The move by the US-owned broadcaster behind the Animal Planet and TLC channels comes as Discovery and Sky are negotiating separately over carriage fees.
Sky reportedly wants to cut the fees that it pays other broadcasters and Discovery is thought to be keen to exert leverage.
The two companies have had a sometimes tense relationship over ad sales and the two became embroiled in legal action in 2009 but pulled out of a high court clash after agreeing a new trading deal.
Discovery launched its own international sales arm in London earlier this year. The broadcaster also has a stake in BrandDeli, a TV sales house in the Netherlands, which is a joint venture with Viacom and Fox.
Britain has only three TV sales houses, run by ITV, Channel 4 and Sky, after rivals such as Channel 5 and Virgin Media closed their operations.
Discovery last agreed an ad sales deal with Sky in 2010 and is thought to feel the market has changed radically since then.
In a separate move, industry sources claim that Sky Media has approached UKTV in an effort to wrest its £200m-plus ad sales business from Channel 4, even though it has a ten-year deal that lasts until 2020.
UKTV insisted it was not talking to Sky.
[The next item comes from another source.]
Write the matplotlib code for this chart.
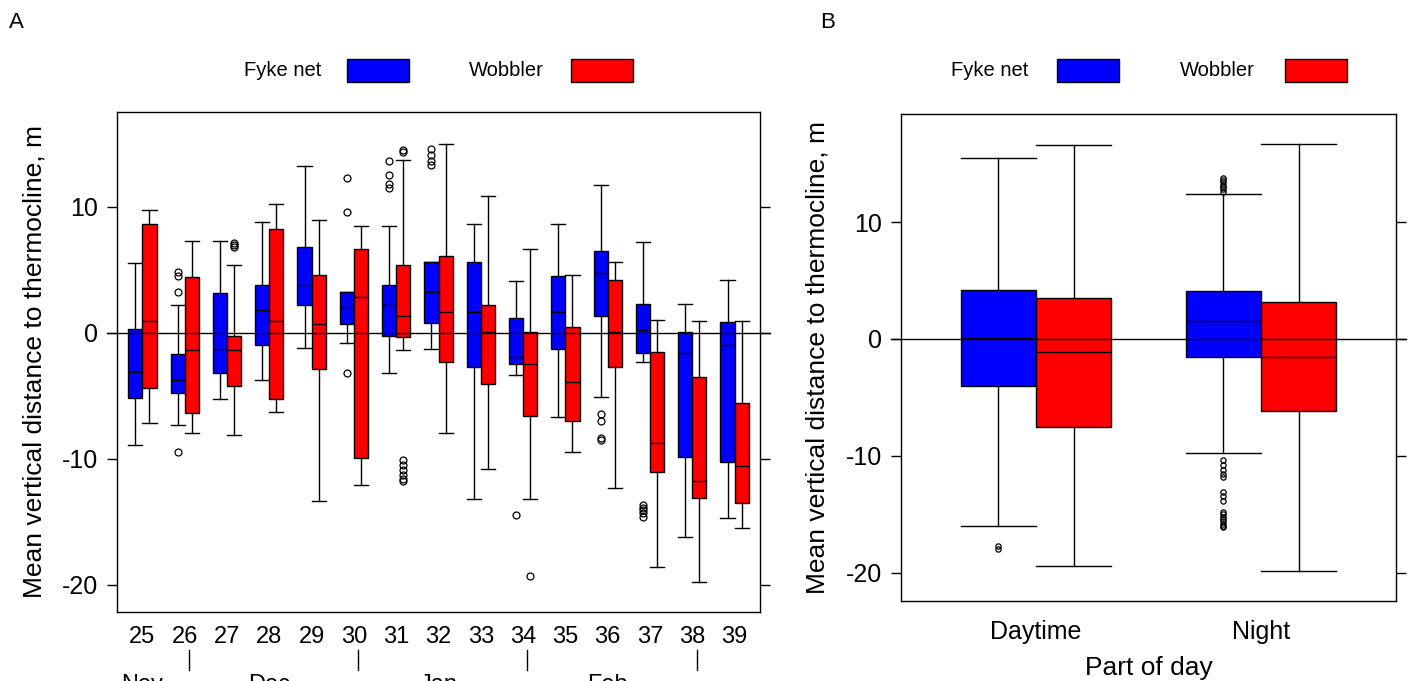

A spokesman said: "UKTV has a long-term deal in place with Channel 4 sales."
The deal is thought to include a break clause that allows for renegotiation.
Discovery, Sky, Channel 4 and ITV declined to comment.
Channel 5 back in the black
Channel 5 swung back into the black with a pre-tax profit of £39.5m in its first year of ownership by Viacom.
Accounts to be filed at Companies House will show turnover reached £322.7m in the 12 months to September 2015 as Channel 5 began to recover from a year-long trading dispute with Omnicom.
This compares with revenue of £240m in the first nine months of 2014 and £360m a year earlier.
Channel 5 defused the Omnicom row after moving its ad sales to Sky Media last year and closing its own sales house, resulting in £6.6m in redundancy costs, according to the accounts.